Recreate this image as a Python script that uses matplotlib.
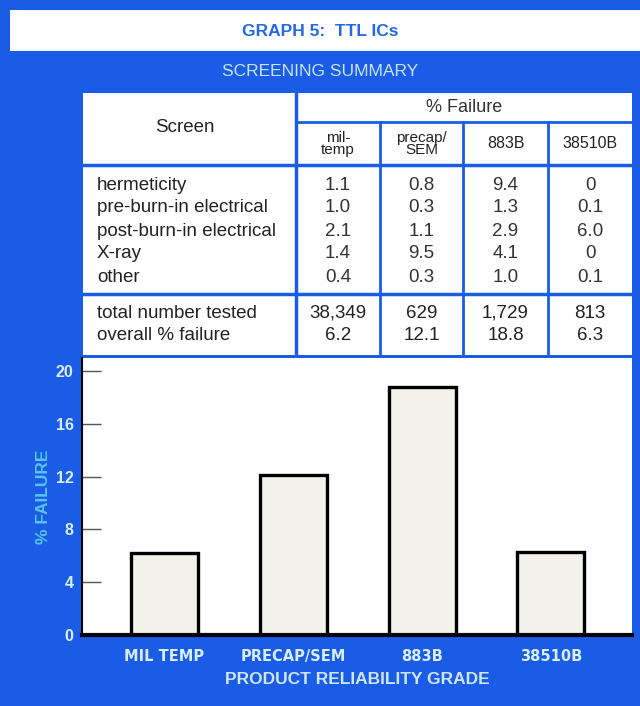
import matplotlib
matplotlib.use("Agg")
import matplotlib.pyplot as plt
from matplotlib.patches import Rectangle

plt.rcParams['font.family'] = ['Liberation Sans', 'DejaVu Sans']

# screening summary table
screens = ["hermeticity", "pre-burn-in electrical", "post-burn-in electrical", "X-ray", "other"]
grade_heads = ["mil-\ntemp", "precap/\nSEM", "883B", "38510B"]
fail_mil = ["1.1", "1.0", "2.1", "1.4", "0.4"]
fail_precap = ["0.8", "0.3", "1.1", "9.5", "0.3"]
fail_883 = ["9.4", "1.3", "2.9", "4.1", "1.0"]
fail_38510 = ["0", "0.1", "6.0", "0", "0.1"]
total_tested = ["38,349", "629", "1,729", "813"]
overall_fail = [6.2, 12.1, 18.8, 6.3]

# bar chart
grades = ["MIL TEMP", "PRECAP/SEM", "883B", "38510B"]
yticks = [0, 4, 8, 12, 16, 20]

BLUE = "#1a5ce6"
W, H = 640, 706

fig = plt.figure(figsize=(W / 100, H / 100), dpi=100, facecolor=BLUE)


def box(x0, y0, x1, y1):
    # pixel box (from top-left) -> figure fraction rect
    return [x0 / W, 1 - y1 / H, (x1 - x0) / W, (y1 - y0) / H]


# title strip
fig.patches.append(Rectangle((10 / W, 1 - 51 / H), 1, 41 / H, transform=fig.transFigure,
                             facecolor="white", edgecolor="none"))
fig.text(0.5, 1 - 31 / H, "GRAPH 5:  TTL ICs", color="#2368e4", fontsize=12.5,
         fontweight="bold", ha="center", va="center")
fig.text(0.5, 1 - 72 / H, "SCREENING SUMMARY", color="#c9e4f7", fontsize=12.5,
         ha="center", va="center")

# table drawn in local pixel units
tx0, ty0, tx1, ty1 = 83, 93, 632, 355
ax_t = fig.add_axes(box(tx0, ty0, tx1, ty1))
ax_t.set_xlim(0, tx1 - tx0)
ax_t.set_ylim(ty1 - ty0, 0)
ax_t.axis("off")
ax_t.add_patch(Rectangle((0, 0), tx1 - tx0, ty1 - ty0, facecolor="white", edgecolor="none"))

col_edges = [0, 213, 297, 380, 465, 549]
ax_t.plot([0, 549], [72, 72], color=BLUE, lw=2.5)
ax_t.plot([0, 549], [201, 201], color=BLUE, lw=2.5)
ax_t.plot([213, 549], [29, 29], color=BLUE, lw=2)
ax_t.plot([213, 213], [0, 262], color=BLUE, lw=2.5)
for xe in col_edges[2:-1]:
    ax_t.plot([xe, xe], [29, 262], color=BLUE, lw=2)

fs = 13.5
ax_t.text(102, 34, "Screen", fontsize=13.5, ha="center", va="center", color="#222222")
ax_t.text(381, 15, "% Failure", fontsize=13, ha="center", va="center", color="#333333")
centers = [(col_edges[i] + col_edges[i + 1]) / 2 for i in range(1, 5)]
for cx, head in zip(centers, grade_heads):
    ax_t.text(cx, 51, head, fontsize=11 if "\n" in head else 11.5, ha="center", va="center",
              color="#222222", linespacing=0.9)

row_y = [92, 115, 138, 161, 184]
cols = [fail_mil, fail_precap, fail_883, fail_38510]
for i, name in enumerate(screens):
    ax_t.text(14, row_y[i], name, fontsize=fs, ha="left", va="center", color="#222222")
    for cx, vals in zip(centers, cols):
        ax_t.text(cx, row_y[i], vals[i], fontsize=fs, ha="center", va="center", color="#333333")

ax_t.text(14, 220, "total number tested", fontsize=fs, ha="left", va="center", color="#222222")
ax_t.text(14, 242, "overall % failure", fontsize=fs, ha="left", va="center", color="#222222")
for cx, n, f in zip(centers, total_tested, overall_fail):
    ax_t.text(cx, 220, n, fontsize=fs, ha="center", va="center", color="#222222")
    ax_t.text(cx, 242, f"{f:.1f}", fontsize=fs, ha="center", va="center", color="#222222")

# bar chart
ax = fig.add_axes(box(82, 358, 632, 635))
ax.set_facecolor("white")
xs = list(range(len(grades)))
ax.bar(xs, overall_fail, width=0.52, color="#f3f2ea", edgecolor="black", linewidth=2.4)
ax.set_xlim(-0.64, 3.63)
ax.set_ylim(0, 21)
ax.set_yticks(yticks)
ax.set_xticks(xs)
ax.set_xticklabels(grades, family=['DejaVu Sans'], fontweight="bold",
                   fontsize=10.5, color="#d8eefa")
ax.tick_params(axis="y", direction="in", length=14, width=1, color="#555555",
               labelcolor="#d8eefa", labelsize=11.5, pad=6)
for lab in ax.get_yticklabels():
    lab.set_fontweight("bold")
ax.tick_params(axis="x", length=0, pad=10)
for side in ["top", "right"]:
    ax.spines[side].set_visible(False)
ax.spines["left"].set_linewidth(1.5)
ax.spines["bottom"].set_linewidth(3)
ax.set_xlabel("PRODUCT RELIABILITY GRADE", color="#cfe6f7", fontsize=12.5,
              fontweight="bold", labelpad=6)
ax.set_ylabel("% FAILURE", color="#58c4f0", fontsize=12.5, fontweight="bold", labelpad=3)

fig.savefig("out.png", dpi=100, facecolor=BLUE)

================

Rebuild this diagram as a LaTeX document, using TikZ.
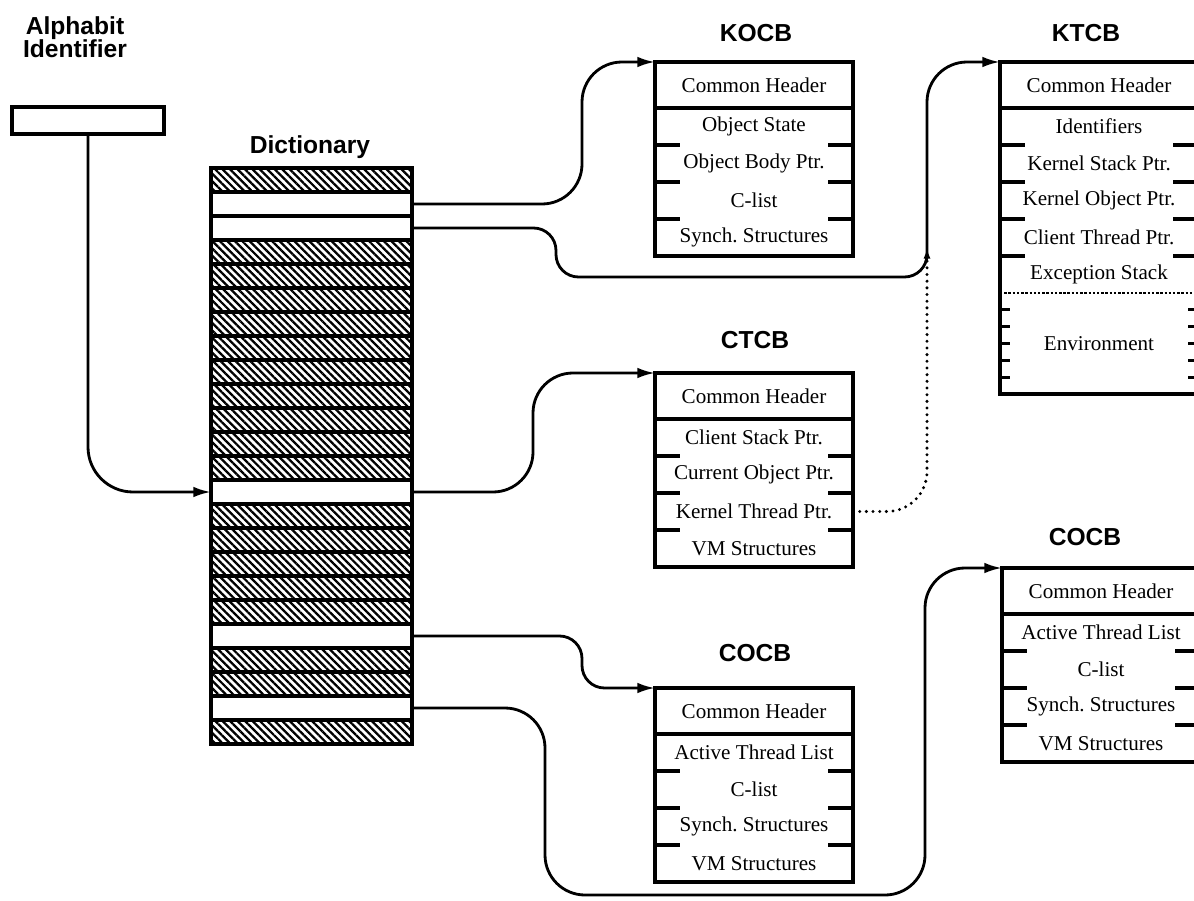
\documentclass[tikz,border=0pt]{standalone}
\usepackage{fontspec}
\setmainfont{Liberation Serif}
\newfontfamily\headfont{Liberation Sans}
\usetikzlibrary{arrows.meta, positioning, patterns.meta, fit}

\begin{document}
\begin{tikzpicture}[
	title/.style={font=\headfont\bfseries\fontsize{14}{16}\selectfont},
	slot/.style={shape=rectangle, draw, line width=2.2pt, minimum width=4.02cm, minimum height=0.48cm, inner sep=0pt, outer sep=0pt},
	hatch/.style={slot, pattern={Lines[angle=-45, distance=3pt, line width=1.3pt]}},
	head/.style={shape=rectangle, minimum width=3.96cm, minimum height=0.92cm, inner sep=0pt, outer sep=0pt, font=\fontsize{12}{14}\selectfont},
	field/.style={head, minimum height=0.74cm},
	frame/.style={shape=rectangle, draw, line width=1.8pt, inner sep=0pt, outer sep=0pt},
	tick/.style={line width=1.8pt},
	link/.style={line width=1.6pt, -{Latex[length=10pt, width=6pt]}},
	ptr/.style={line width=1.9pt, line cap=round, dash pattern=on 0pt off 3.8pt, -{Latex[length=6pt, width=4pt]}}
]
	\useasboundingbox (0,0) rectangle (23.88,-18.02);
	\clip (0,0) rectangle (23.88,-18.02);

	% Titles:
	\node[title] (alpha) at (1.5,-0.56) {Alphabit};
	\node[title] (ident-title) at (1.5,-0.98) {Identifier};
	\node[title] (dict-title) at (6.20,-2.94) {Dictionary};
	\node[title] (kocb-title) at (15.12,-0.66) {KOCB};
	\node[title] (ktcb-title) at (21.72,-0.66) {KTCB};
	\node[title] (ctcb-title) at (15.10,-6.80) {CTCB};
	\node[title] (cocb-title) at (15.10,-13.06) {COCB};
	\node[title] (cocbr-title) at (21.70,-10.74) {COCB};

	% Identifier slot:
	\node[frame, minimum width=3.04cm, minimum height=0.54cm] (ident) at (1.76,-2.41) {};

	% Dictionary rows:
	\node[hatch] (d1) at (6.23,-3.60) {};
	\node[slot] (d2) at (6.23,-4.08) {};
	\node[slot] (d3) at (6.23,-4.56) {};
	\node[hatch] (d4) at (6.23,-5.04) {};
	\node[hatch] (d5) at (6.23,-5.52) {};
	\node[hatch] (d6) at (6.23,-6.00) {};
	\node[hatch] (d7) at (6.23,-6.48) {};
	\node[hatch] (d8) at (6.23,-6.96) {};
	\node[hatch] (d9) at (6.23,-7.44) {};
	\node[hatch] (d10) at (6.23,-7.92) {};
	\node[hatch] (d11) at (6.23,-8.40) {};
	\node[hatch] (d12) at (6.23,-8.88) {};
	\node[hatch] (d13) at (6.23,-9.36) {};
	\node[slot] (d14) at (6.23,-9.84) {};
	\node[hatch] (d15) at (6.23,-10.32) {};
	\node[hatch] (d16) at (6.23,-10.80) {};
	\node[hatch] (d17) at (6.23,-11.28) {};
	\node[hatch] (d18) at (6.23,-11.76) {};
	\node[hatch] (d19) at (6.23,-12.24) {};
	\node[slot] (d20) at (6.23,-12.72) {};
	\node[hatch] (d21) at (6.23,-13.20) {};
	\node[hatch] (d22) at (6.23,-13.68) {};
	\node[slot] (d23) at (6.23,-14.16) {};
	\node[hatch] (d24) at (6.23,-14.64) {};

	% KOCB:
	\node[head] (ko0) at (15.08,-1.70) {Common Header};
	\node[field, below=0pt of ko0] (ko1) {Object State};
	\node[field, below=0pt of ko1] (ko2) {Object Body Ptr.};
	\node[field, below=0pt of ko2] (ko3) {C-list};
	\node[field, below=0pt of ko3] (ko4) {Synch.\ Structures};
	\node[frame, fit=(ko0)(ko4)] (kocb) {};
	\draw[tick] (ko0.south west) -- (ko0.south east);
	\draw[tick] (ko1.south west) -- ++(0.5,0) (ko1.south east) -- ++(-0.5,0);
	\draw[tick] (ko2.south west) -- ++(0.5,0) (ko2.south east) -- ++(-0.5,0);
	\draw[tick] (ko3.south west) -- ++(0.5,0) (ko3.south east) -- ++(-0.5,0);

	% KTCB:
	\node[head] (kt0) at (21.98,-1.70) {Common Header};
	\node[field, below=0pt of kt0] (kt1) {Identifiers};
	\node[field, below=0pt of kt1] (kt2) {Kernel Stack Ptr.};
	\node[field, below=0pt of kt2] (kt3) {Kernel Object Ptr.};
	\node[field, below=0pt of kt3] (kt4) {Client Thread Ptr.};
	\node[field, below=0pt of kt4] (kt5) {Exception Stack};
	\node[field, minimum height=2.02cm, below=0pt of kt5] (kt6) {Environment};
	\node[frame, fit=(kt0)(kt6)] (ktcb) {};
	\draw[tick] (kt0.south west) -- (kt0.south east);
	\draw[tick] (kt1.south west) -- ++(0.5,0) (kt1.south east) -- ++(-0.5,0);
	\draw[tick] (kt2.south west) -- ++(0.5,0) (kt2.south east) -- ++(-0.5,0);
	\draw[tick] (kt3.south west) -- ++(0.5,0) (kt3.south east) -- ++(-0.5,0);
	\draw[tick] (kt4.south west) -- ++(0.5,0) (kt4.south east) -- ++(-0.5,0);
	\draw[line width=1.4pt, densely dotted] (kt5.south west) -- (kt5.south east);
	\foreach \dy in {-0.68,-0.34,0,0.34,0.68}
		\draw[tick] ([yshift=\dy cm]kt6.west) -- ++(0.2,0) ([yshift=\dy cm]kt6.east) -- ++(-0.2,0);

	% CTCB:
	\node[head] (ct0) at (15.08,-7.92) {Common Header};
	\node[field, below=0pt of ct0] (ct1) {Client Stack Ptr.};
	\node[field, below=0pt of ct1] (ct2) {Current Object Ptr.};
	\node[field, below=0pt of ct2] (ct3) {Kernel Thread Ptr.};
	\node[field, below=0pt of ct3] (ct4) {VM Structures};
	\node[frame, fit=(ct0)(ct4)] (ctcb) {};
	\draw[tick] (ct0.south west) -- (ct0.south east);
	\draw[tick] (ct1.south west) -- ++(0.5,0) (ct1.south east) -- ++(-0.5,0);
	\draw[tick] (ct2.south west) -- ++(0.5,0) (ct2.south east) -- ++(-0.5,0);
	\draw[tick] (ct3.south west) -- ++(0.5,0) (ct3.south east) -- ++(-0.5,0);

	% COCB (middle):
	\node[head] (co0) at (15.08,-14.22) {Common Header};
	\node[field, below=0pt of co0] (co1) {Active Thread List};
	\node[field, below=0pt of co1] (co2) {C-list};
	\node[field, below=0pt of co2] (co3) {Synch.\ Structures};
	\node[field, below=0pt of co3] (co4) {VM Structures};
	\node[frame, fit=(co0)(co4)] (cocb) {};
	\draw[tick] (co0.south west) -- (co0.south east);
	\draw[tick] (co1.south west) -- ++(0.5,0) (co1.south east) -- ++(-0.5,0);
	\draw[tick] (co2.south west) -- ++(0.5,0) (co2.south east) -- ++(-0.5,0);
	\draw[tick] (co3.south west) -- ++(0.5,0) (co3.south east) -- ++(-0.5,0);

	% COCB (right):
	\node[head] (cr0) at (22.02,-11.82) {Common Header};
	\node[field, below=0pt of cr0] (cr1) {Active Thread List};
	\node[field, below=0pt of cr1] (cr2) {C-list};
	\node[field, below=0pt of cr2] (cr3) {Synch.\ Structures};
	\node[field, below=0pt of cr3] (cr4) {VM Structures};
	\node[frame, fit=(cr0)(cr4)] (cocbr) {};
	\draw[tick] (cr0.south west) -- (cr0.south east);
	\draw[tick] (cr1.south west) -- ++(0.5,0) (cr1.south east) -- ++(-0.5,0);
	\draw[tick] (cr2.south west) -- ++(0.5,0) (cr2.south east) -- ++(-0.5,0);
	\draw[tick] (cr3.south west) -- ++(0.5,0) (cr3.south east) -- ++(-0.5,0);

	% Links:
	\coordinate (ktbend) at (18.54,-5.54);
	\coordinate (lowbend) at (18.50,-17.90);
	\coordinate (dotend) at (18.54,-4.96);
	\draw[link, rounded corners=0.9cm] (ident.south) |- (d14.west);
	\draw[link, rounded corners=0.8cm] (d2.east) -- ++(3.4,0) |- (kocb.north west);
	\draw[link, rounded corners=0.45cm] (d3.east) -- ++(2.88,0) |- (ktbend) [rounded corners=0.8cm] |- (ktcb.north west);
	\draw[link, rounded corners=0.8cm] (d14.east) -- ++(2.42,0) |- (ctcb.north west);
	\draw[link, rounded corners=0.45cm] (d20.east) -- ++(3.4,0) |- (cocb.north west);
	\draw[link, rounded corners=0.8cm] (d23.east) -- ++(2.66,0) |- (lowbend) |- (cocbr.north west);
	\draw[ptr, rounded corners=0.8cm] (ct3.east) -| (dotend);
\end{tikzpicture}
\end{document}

================

▶ **WHAT TO DO**
Using the entries above, reproduce word for word only the lines from the one that contains "Rebuild this diagram" to the one that contains "minimum width=3.04cm, minimum", both ends included, and drop every picture.

▶ **COMPLETED TASK**
Rebuild this diagram as a LaTeX document, using TikZ.
\documentclass[tikz,border=0pt]{standalone}
\usepackage{fontspec}
\setmainfont{Liberation Serif}
\newfontfamily\headfont{Liberation Sans}
\usetikzlibrary{arrows.meta, positioning, patterns.meta, fit}

\begin{document}
\begin{tikzpicture}[
	title/.style={font=\headfont\bfseries\fontsize{14}{16}\selectfont},
	slot/.style={shape=rectangle, draw, line width=2.2pt, minimum width=4.02cm, minimum height=0.48cm, inner sep=0pt, outer sep=0pt},
	hatch/.style={slot, pattern={Lines[angle=-45, distance=3pt, line width=1.3pt]}},
	head/.style={shape=rectangle, minimum width=3.96cm, minimum height=0.92cm, inner sep=0pt, outer sep=0pt, font=\fontsize{12}{14}\selectfont},
	field/.style={head, minimum height=0.74cm},
	frame/.style={shape=rectangle, draw, line width=1.8pt, inner sep=0pt, outer sep=0pt},
	tick/.style={line width=1.8pt},
	link/.style={line width=1.6pt, -{Latex[length=10pt, width=6pt]}},
	ptr/.style={line width=1.9pt, line cap=round, dash pattern=on 0pt off 3.8pt, -{Latex[length=6pt, width=4pt]}}
]
	\useasboundingbox (0,0) rectangle (23.88,-18.02);
	\clip (0,0) rectangle (23.88,-18.02);

	% Titles:
	\node[title] (alpha) at (1.5,-0.56) {Alphabit};
	\node[title] (ident-title) at (1.5,-0.98) {Identifier};
	\node[title] (dict-title) at (6.20,-2.94) {Dictionary};
	\node[title] (kocb-title) at (15.12,-0.66) {KOCB};
	\node[title] (ktcb-title) at (21.72,-0.66) {KTCB};
	\node[title] (ctcb-title) at (15.10,-6.80) {CTCB};
	\node[title] (cocb-title) at (15.10,-13.06) {COCB};
	\node[title] (cocbr-title) at (21.70,-10.74) {COCB};

	% Identifier slot:
	\node[frame, minimum width=3.04cm, minimum height=0.54cm] (ident) at (1.76,-2.41) {};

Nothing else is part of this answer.